Ban it! Ban it!! Shark fin soup, a popular delicacy in China,

Ban it! Ban it!! Shark fin soup, a popular delicacy in China, won’t be available to adventurous eaters in New York if a new bill becomes law. As the movement to protect sharks from hunters gathers steam worldwide, three State Assembly members proposed a bill that would punish anyone who sells or distributes shark products. This translated article was published in the World Journal:

In an effort to protect sharks from being hunted and to preserve natural resources, State Assembly members Grace Meng, Alan Maisel and Linda Rosenthal proposed Bill # A7707S6431 last Tuesday. The bill seeks to punish individuals who sell, exchange, trade, and distribute shark products to individuals, restaurants and corporations. Depending on the circumstances, the penalty may be fines or even imprisonment. California, Washington, Hawaii, Oregon and Toronto have already passed similar legislation.

The Humane Society of the United States‘ New York State Director Patrick Kwan said that Manhattan’s Chinatown neighborhood imports thousands of pounds of shark fins on a monthly basis. Large restaurants in the area typically serve shark fin soup during Chinese New Year, weddings, and celebratory occasions.

Maisel, a former high school teacher, described the bloody process of finning sharks. Fishermen often cut off the fins and throw the live sharks back to the sea, where they are vulnerable to attacks from other creatures, he said. Maisel emphasized that the ban addresses a global environmental issue, rather than specifically targeting restaurants that serve the dish.

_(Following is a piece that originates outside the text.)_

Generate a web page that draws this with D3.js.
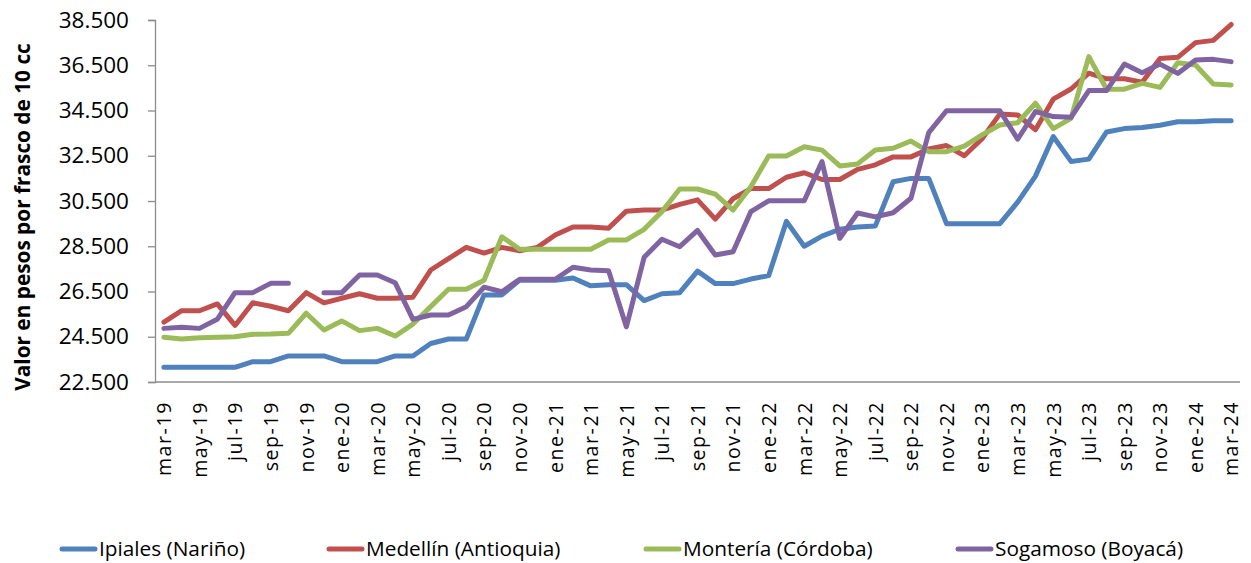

The demand for shark fins has increased in Asia for the past five decades while shark populations have plummeted rapidly, according to the Humane Society. Approximately a third of the shark species living in the ocean are currently facing the threat of extinction because their average growth rate is slow. Many of these sharks go through long pregnancies, leading to lower levels of breeding.